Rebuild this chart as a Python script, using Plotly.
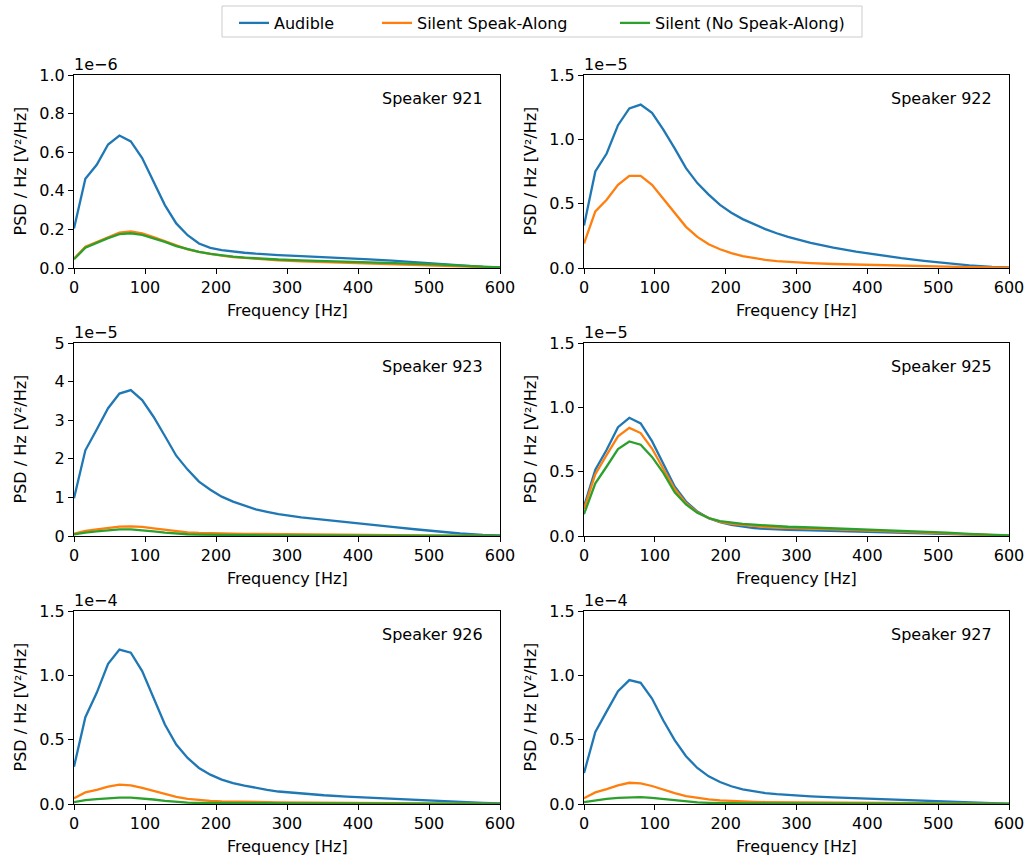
import plotly.graph_objects as go

# Frequency grid of the PSD estimates [Hz]
FREQ = [0, 16, 32, 48, 64, 80, 96, 112, 128, 144, 160, 176, 192, 208, 224, 240,
        256, 272, 288, 320, 352, 384, 416, 448, 480, 512, 544, 576, 608]

SPEAKERS = ["Speaker 921", "Speaker 922", "Speaker 923",
            "Speaker 925", "Speaker 926", "Speaker 927"]
EXPONENTS = [-6, -5, -5, -5, -4, -4]
Y_MAX = [1.0, 1.5, 5.0, 1.5, 1.5, 1.5]
Y_TICKS = [
    [0.0, 0.2, 0.4, 0.6, 0.8, 1.0],
    [0.0, 0.5, 1.0, 1.5],
    [0, 1, 2, 3, 4, 5],
    [0.0, 0.5, 1.0, 1.5],
    [0.0, 0.5, 1.0, 1.5],
    [0.0, 0.5, 1.0, 1.5],
]
Y_TICKFMT = [".1f", ".1f", "d", ".1f", ".1f", ".1f"]
X_TICKS = [0, 100, 200, 300, 400, 500, 600]

# PSD values in units of 10^EXPONENT V²/Hz
AUDIBLE = [
    [0.205, 0.462, 0.535, 0.64, 0.686, 0.656, 0.57, 0.448, 0.326, 0.231, 0.17, 0.127, 0.104, 0.093, 0.085, 0.079,
     0.074, 0.070, 0.067, 0.062, 0.057, 0.051, 0.045, 0.038, 0.030, 0.021, 0.013, 0.006, 0.002],
    [0.33, 0.75, 0.89, 1.11, 1.24, 1.27, 1.206, 1.075, 0.93, 0.776, 0.66, 0.57, 0.49, 0.43, 0.38, 0.338,
     0.302, 0.27, 0.242, 0.195, 0.158, 0.127, 0.10, 0.077, 0.056, 0.037, 0.021, 0.009, 0.003],
    [0.98, 2.22, 2.76, 3.31, 3.69, 3.78, 3.52, 3.09, 2.59, 2.08, 1.72, 1.41, 1.2, 1.02, 0.89, 0.78,
     0.69, 0.625, 0.565, 0.48, 0.415, 0.355, 0.29, 0.235, 0.175, 0.115, 0.065, 0.03, 0.01],
    [0.23, 0.515, 0.67, 0.846, 0.919, 0.875, 0.737, 0.555, 0.385, 0.268, 0.19, 0.138, 0.107, 0.086, 0.073, 0.062,
     0.055, 0.05, 0.047, 0.043, 0.039, 0.035, 0.031, 0.027, 0.022, 0.017, 0.011, 0.006, 0.002],
    [0.29, 0.675, 0.864, 1.09, 1.2, 1.176, 1.033, 0.825, 0.618, 0.462, 0.358, 0.28, 0.228, 0.19, 0.163, 0.143,
     0.125, 0.110, 0.097, 0.080, 0.068, 0.058, 0.049, 0.041, 0.033, 0.024, 0.015, 0.008, 0.003],
    [0.24, 0.56, 0.72, 0.877, 0.963, 0.942, 0.82, 0.649, 0.496, 0.371, 0.28, 0.215, 0.171, 0.138, 0.114, 0.097,
     0.085, 0.076, 0.069, 0.059, 0.051, 0.044, 0.038, 0.032, 0.026, 0.019, 0.012, 0.006, 0.002],
]
SPEAK_ALONG = [
    [0.049, 0.11, 0.135, 0.16, 0.183, 0.19, 0.18, 0.16, 0.138, 0.115, 0.097, 0.083, 0.072, 0.064, 0.057, 0.052,
     0.047, 0.043, 0.040, 0.035, 0.031, 0.027, 0.024, 0.020, 0.017, 0.013, 0.008, 0.004, 0.001],
    [0.19, 0.44, 0.53, 0.646, 0.716, 0.716, 0.646, 0.54, 0.425, 0.32, 0.242, 0.185, 0.146, 0.115, 0.092, 0.075,
     0.063, 0.054, 0.047, 0.038, 0.031, 0.026, 0.021, 0.017, 0.014, 0.01, 0.007, 0.004, 0.002],
    [0.06, 0.13, 0.17, 0.21, 0.245, 0.25, 0.235, 0.2, 0.16, 0.12, 0.095, 0.08, 0.07, 0.065, 0.06, 0.056,
     0.052, 0.048, 0.045, 0.04, 0.036, 0.032, 0.028, 0.024, 0.02, 0.015, 0.01, 0.005, 0.002],
    [0.21, 0.48, 0.63, 0.775, 0.84, 0.8, 0.68, 0.52, 0.365, 0.255, 0.185, 0.14, 0.11, 0.095, 0.085, 0.077,
     0.07, 0.065, 0.061, 0.056, 0.051, 0.046, 0.041, 0.035, 0.029, 0.021, 0.013, 0.007, 0.002],
    [0.045, 0.09, 0.11, 0.135, 0.15, 0.145, 0.125, 0.1, 0.075, 0.055, 0.04, 0.03, 0.025, 0.021, 0.018, 0.016,
     0.015, 0.014, 0.013, 0.012, 0.011, 0.01, 0.009, 0.008, 0.006, 0.005, 0.003, 0.002, 0.001],
    [0.045, 0.09, 0.115, 0.145, 0.165, 0.16, 0.14, 0.11, 0.085, 0.062, 0.047, 0.036, 0.028, 0.023, 0.02, 0.017,
     0.015, 0.014, 0.013, 0.012, 0.011, 0.01, 0.009, 0.008, 0.006, 0.005, 0.003, 0.002, 0.001],
]
# Speaker 922 has no silent (no speak-along) recording
SILENT = [
    [0.045, 0.105, 0.13, 0.155, 0.175, 0.18, 0.172, 0.155, 0.135, 0.113, 0.096, 0.083, 0.073, 0.065, 0.059, 0.054,
     0.050, 0.047, 0.044, 0.040, 0.037, 0.034, 0.031, 0.028, 0.024, 0.019, 0.012, 0.006, 0.002],
    None,
    [0.04, 0.09, 0.12, 0.15, 0.17, 0.17, 0.15, 0.12, 0.09, 0.06, 0.045, 0.037, 0.03, 0.026, 0.023, 0.021,
     0.019, 0.017, 0.016, 0.014, 0.012, 0.011, 0.009, 0.008, 0.007, 0.005, 0.004, 0.002, 0.001],
    [0.17, 0.41, 0.54, 0.675, 0.735, 0.71, 0.615, 0.49, 0.34, 0.245, 0.18, 0.14, 0.115, 0.102, 0.094, 0.088,
     0.082, 0.077, 0.072, 0.066, 0.06, 0.055, 0.049, 0.043, 0.035, 0.026, 0.017, 0.009, 0.003],
    [0.015, 0.03, 0.038, 0.045, 0.05, 0.05, 0.045, 0.035, 0.025, 0.015, 0.01, 0.008, 0.007, 0.006, 0.006, 0.005,
     0.005, 0.005, 0.004, 0.004, 0.004, 0.003, 0.003, 0.003, 0.002, 0.002, 0.001, 0.001, 0.0],
    [0.015, 0.03, 0.04, 0.048, 0.053, 0.053, 0.048, 0.038, 0.028, 0.018, 0.012, 0.009, 0.007, 0.006, 0.006, 0.005,
     0.005, 0.005, 0.004, 0.004, 0.004, 0.003, 0.003, 0.003, 0.002, 0.002, 0.001, 0.001, 0.0],
]

SERIES_NAMES = ["Audible", "Silent Speak-Along", "Silent (No Speak-Along)"]
COLORS = ["#1f77b4", "#ff7f0e", "#2ca02c"]
LEGEND_IDS = ["legend", "legend2", "legend3"]

W, H = 1031, 859
FONT = "DejaVu Sans"
FS = 16
TXT = dict(family=FONT, size=FS, color="black")
# panel pixel boxes: (left, right), (top, bottom)
COLS = [(74, 500), (584, 1009)]
ROWS = [(75, 268), (343, 536), (611, 804)]

fig = go.Figure()
annotations = []

for i, name in enumerate(SPEAKERS):
    r, c = divmod(i, 2)
    n = i + 1
    xa = "x" if n == 1 else f"x{n}"
    ya = "y" if n == 1 else f"y{n}"
    (l, rt), (t, b) = COLS[c], ROWS[r]
    xdom = [l / W, rt / W]
    ydom = [1 - b / H, 1 - t / H]

    for k, data in enumerate([AUDIBLE[i], SPEAK_ALONG[i], SILENT[i]]):
        if data is None:
            continue
        fig.add_trace(go.Scatter(
            x=FREQ, y=data, mode="lines", name=SERIES_NAMES[k],
            line=dict(color=COLORS[k], width=2.3),
            showlegend=(i == 0), legend=LEGEND_IDS[k],
            xaxis=xa, yaxis=ya,
        ))

    axis_common = dict(
        showline=True, linecolor="black", linewidth=1, mirror=True,
        ticks="outside", ticklen=5, tickwidth=1, tickcolor="black",
        showgrid=False, zeroline=False, automargin=False,
        tickfont=TXT,
    )
    fig.layout[xa.replace("x", "xaxis")] = dict(
        axis_common, domain=xdom, range=[0, 600],
        tickvals=X_TICKS, anchor=ya,
    )
    fig.layout[ya.replace("y", "yaxis")] = dict(
        axis_common, domain=ydom, range=[0, Y_MAX[i]],
        tickvals=Y_TICKS[i], tickformat=Y_TICKFMT[i], anchor=xa,
    )

    # speaker label
    annotations.append(dict(
        text=name, xref=f"{xa} domain", yref=f"{ya} domain",
        x=0.964, y=0.876, xanchor="right", yanchor="middle", showarrow=False,
        font=TXT,
    ))
    # scale offset text
    annotations.append(dict(
        text=f"1e\u2212{abs(EXPONENTS[i])}", xref=f"{xa} domain", yref=f"{ya} domain",
        x=0.0, y=1.0, xanchor="left", yanchor="bottom", xshift=-2, yshift=-1,
        showarrow=False, font=TXT,
    ))
    # axis titles
    annotations.append(dict(
        text="Frequency [Hz]", xref="paper", yref="paper",
        x=(l + rt) / 2 / W, y=1 - (b + 42) / H, xanchor="center", yanchor="middle",
        showarrow=False, font=TXT,
    ))
    annotations.append(dict(
        text="PSD / Hz [V²/Hz]", xref="paper", yref="paper",
        x=(l - 54) / W, y=1 - (t + b) / 2 / H, xanchor="center", yanchor="middle",
        textangle=-90, showarrow=False, font=TXT,
    ))

# one legend per series, framed together in a single box
legend_left = [234, 377, 615]
legend_common = dict(
    orientation="h", xanchor="left", y=1 - 6 / H, yanchor="top",
    bgcolor="rgba(0,0,0,0)", borderwidth=0, font=TXT, itemwidth=30,
)

fig.update_layout(
    width=W, height=H,
    margin=dict(l=0, r=0, t=0, b=0),
    paper_bgcolor="white", plot_bgcolor="white",
    font=TXT,
    annotations=annotations,
    legend=dict(legend_common, x=legend_left[0] / W),
    legend2=dict(legend_common, x=legend_left[1] / W),
    legend3=dict(legend_common, x=legend_left[2] / W),
    shapes=[dict(
        type="rect", xref="paper", yref="paper",
        x0=222 / W, x1=862 / W, y0=1 - 37 / H, y1=1 - 6 / H,
        line=dict(color="#cccccc", width=1), fillcolor="rgba(0,0,0,0)",
        layer="below",
    )],
)

fig.write_html("out.html")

============================================================

# [GOAL]
With the pictures left out, restate word for word every line of the data above, from the first down to the line that contains "X_TICKS = [0, 100, 200, 300, 400, 500, 600]".

# [PROBLEM SOLUTION]
Rebuild this chart as a Python script, using Plotly.
import plotly.graph_objects as go

# Frequency grid of the PSD estimates [Hz]
FREQ = [0, 16, 32, 48, 64, 80, 96, 112, 128, 144, 160, 176, 192, 208, 224, 240,
        256, 272, 288, 320, 352, 384, 416, 448, 480, 512, 544, 576, 608]

SPEAKERS = ["Speaker 921", "Speaker 922", "Speaker 923",
            "Speaker 925", "Speaker 926", "Speaker 927"]
EXPONENTS = [-6, -5, -5, -5, -4, -4]
Y_MAX = [1.0, 1.5, 5.0, 1.5, 1.5, 1.5]
Y_TICKS = [
    [0.0, 0.2, 0.4, 0.6, 0.8, 1.0],
    [0.0, 0.5, 1.0, 1.5],
    [0, 1, 2, 3, 4, 5],
    [0.0, 0.5, 1.0, 1.5],
    [0.0, 0.5, 1.0, 1.5],
    [0.0, 0.5, 1.0, 1.5],
]
Y_TICKFMT = [".1f", ".1f", "d", ".1f", ".1f", ".1f"]
X_TICKS = [0, 100, 200, 300, 400, 500, 600]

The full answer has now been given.